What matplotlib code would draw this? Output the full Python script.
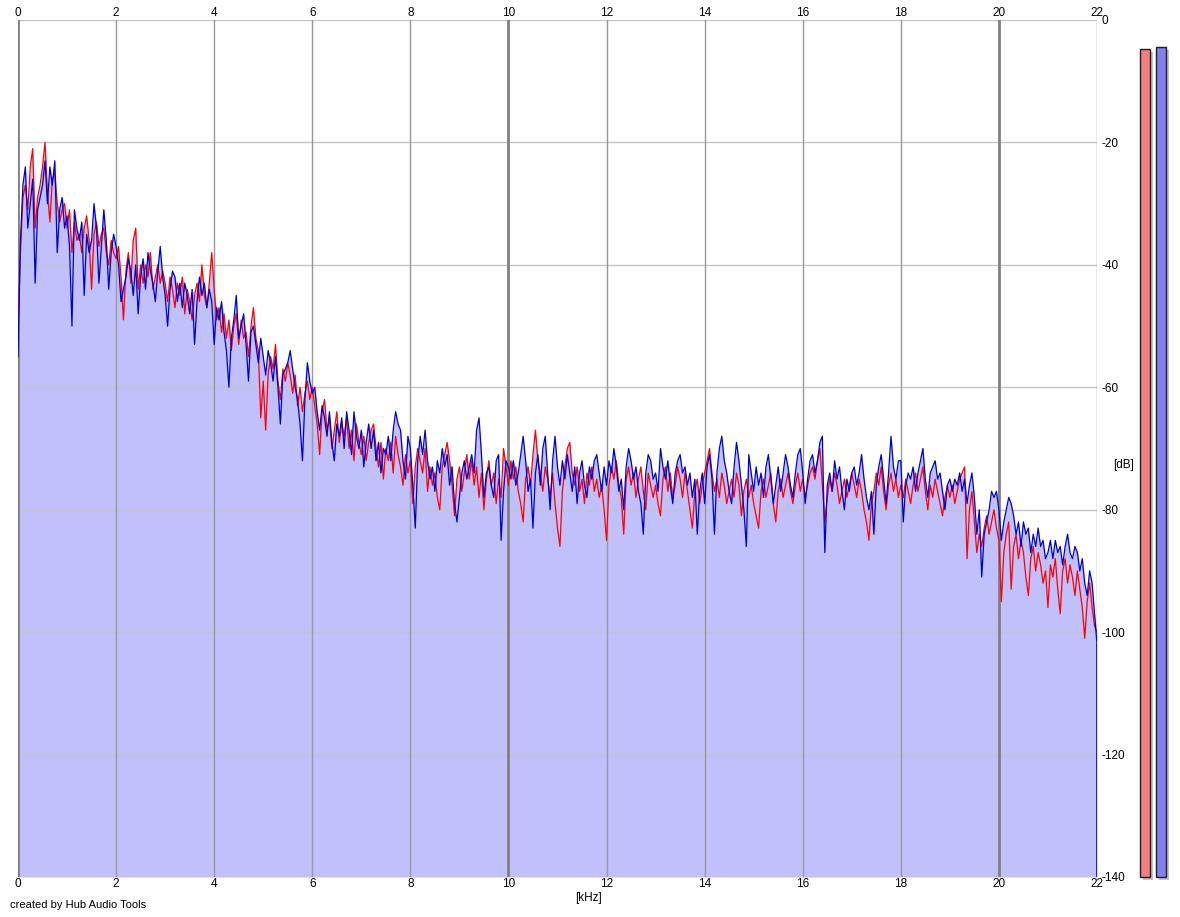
import numpy as np
import matplotlib
matplotlib.use("Agg")
import matplotlib.pyplot as plt

plt.rcParams['font.family'] = ['Liberation Sans', 'DejaVu Sans']

# spectrum, one value every 0.05 kHz from 0 to 22 kHz (dB)
step_khz = 0.05
blue_db = [
    -55, -36, -27, -24, -34, -30, -26, -43, -31, -29, -27, -23, -30, -24, -27, -23, -38, -31, -29, -34,
    -32, -37, -50, -31, -34, -36, -33, -45, -35, -38, -36, -30, -34, -43, -37, -31, -36, -44, -38, -35,
    -37, -40, -46, -44, -42, -39, -41, -45, -40, -48, -42, -39, -44, -38, -41, -43, -46, -41, -37, -42,
    -45, -50, -44, -41, -42, -46, -43, -47, -43, -45, -48, -44, -53, -46, -42, -45, -43, -47, -44, -46,
    -53, -47, -49, -46, -51, -54, -60, -52, -49, -45, -52, -50, -48, -53, -59, -51, -50, -53, -56, -52,
    -55, -58, -54, -56, -59, -55, -60, -66, -58, -57, -56, -54, -57, -60, -62, -66, -72, -62, -56, -59,
    -61, -60, -64, -67, -63, -65, -68, -64, -69, -72, -66, -68, -65, -70, -64, -67, -71, -64, -68, -70,
    -67, -73, -69, -66, -70, -67, -72, -69, -74, -70, -71, -68, -72, -67, -64, -66, -67, -72, -75, -68,
    -70, -76, -83, -72, -68, -71, -67, -72, -75, -73, -77, -72, -74, -70, -73, -71, -76, -73, -79, -82,
    -78, -74, -72, -75, -73, -71, -74, -67, -65, -71, -78, -74, -73, -76, -78, -72, -71, -85, -77, -72,
    -73, -75, -72, -76, -74, -71, -68, -72, -77, -75, -83, -74, -71, -76, -70, -68, -74, -80, -72, -68,
    -73, -76, -72, -75, -71, -74, -77, -73, -79, -74, -72, -76, -78, -73, -75, -72, -71, -74, -77, -73,
    -76, -72, -74, -70, -73, -77, -75, -80, -73, -70, -72, -75, -73, -77, -79, -84, -74, -71, -72, -75,
    -74, -77, -70, -73, -75, -72, -76, -79, -74, -72, -71, -74, -73, -76, -74, -78, -75, -84, -77, -74,
    -79, -73, -71, -75, -84, -74, -70, -68, -72, -74, -77, -79, -73, -69, -72, -76, -80, -86, -71, -74,
    -77, -73, -76, -74, -78, -73, -71, -75, -79, -76, -73, -77, -74, -71, -73, -76, -78, -74, -71, -70,
    -74, -79, -75, -72, -71, -74, -72, -69, -68, -87, -76, -74, -77, -72, -75, -73, -77, -80, -75, -77,
    -74, -73, -76, -74, -71, -75, -78, -80, -77, -84, -76, -73, -71, -75, -79, -74, -68, -73, -75, -72,
    -72, -82, -76, -74, -75, -73, -77, -74, -72, -70, -75, -78, -74, -73, -72, -75, -74, -77, -80, -76,
    -75, -77, -75, -76, -74, -77, -75, -79, -76, -74, -78, -84, -80, -91, -84, -82, -80, -77, -78, -77,
    -80, -85, -82, -80, -78, -79, -81, -84, -82, -86, -82, -84, -83, -87, -84, -86, -83, -86, -85, -88,
    -87, -85, -88, -85, -87, -86, -89, -86, -84, -87, -88, -86, -87, -90, -88, -92, -94, -90, -92, -97,
    -102,
]
red_db = [
    -50, -38, -29, -27, -31, -24, -21, -34, -29, -27, -24, -20, -28, -33, -26, -25, -30, -33, -31, -30,
    -34, -31, -38, -33, -36, -35, -38, -34, -32, -36, -44, -35, -33, -37, -35, -34, -38, -40, -36, -38,
    -39, -37, -42, -49, -41, -38, -43, -36, -34, -44, -40, -43, -40, -42, -38, -44, -42, -40, -43, -41,
    -43, -46, -42, -44, -47, -43, -45, -42, -48, -44, -46, -49, -45, -43, -46, -40, -45, -47, -43, -38,
    -44, -49, -47, -51, -48, -52, -49, -54, -50, -48, -53, -49, -52, -51, -55, -50, -47, -52, -54, -65,
    -59, -67, -58, -55, -57, -53, -59, -62, -57, -59, -56, -58, -61, -58, -63, -60, -64, -61, -59, -62,
    -60, -63, -66, -71, -64, -62, -67, -65, -70, -67, -64, -69, -66, -68, -65, -70, -67, -72, -66, -69,
    -71, -68, -72, -69, -67, -66, -70, -73, -69, -75, -70, -72, -69, -74, -68, -71, -73, -76, -71, -74,
    -72, -79, -73, -70, -72, -74, -70, -77, -73, -76, -74, -78, -80, -73, -71, -69, -72, -76, -81, -75,
    -73, -77, -74, -71, -75, -72, -76, -73, -78, -74, -80, -75, -72, -76, -74, -79, -75, -78, -70, -73,
    -76, -72, -75, -73, -77, -79, -82, -75, -73, -76, -71, -67, -72, -74, -77, -73, -75, -78, -74, -79,
    -83, -86, -77, -73, -70, -69, -74, -76, -73, -77, -75, -79, -74, -76, -73, -77, -75, -78, -76, -80,
    -85, -76, -73, -75, -72, -76, -78, -84, -75, -73, -76, -74, -78, -75, -73, -77, -80, -74, -76, -78,
    -76, -79, -81, -75, -73, -77, -74, -78, -76, -73, -75, -78, -74, -77, -80, -83, -77, -75, -79, -76,
    -74, -72, -70, -74, -77, -75, -78, -74, -76, -79, -77, -75, -78, -74, -76, -81, -77, -75, -78, -76,
    -79, -81, -83, -77, -75, -78, -76, -74, -79, -82, -77, -75, -78, -76, -74, -77, -79, -76, -74, -77,
    -75, -78, -76, -74, -73, -75, -72, -70, -76, -82, -78, -75, -77, -74, -76, -79, -77, -75, -78, -76,
    -74, -76, -78, -75, -77, -80, -82, -85, -79, -77, -74, -76, -73, -77, -80, -76, -74, -77, -75, -78,
    -76, -78, -75, -77, -79, -76, -74, -77, -75, -73, -77, -80, -76, -78, -75, -77, -79, -81, -78, -76,
    -78, -76, -79, -77, -75, -74, -73, -88, -80, -77, -82, -87, -84, -86, -83, -81, -84, -82, -80, -83,
    -85, -95, -87, -84, -82, -93, -86, -84, -88, -85, -87, -91, -94, -88, -86, -90, -87, -89, -92, -90,
    -96, -89, -91, -88, -93, -97, -90, -88, -92, -89, -91, -94, -90, -93, -96, -101, -95, -92, -96, -99,
    -100,
]

# level meters on the right (dB)
red_level = -4.7
blue_level = -4.4

xticks = list(range(0, 23, 2))
yticks = list(range(0, -141, -20))

freq = np.arange(len(blue_db)) * step_khz
blue = np.array(blue_db, dtype=float)
red = np.array(red_db, dtype=float)

W, H = 1180, 917
fig = plt.figure(figsize=(W / 100, H / 100), dpi=100)
fig.patch.set_facecolor("white")

# main plot: x 18..1097 px, y 20..877 px
ax = fig.add_axes([18 / W, (H - 877) / H, (1097 - 18) / W, (877 - 20) / H])
ax.set_xlim(0, 22)
ax.set_ylim(-140, 0)
for s in ax.spines.values():
    s.set_visible(False)

ax.fill_between(freq, -140, np.maximum(blue, red), color="#c0c0fc", lw=0, zorder=1)

for y in yticks:
    ax.axhline(y, color="#c4c4c4", lw=1, zorder=2)
for x in xticks:
    thick = x in (0, 10, 20)
    ax.axvline(x, color="#808080" if thick else "#999999", lw=2 if thick else 1, zorder=2)

ax.plot(freq, red, color="#ff0000", lw=0.9, zorder=3)
ax.plot(freq, blue, color="#0000cc", lw=0.9, zorder=4)
ax.vlines(freq[-1], -140, blue[-1], color="#0000cc", lw=1.2, zorder=4)

ax.set_xticks(xticks)
ax.set_xticklabels([str(x) for x in xticks])
ax.tick_params(axis="x", top=True, labeltop=True, bottom=True, labelbottom=True,
               length=0, pad=1, labelsize=8.5)
ax.yaxis.tick_right()
ax.set_yticks(yticks)
ax.set_yticklabels([str(y) for y in yticks])
ax.tick_params(axis="y", length=0, pad=3, labelsize=8.5)

fig.text(1113 / W, 1 - 465 / H, "[dB]", fontsize=8.5, va="center", ha="left")
fig.text(589 / W, 1 - 898 / H, "[kHz]", fontsize=8.5, va="center", ha="center")
fig.text(10 / W, 1 - 905 / H, "created by Hub Audio Tools", fontsize=8, va="center", ha="left")

# level meters
mx = fig.add_axes([1130 / W, (H - 877) / H, 50 / W, (877 - 20) / H])
mx.set_xlim(1130, 1180)
mx.set_ylim(-140, 0)
mx.axis("off")
shadow = 3 / 6.12
for xpos, lvl, col in [(1140, red_level, "#f08080"), (1156, blue_level, "#8080f0")]:
    mx.bar(xpos + 3, lvl + 140, bottom=-140 - shadow, width=10, align="edge",
           color="#c4c4c4", lw=0, clip_on=False, zorder=1)
    mx.bar(xpos, lvl + 140, bottom=-140, width=10, align="edge",
           color=col, edgecolor="#202020", lw=1, clip_on=False, zorder=2)

fig.savefig("out.png", dpi=100)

> [What you have to do]: Write out, word for word, the lines from the start of the data through the one holding "plt.rcParams['font.family'] = ['Liberation". Omit pictures.

> [Completed task]:
What matplotlib code would draw this? Output the full Python script.
import numpy as np
import matplotlib
matplotlib.use("Agg")
import matplotlib.pyplot as plt

plt.rcParams['font.family'] = ['Liberation Sans', 'DejaVu Sans']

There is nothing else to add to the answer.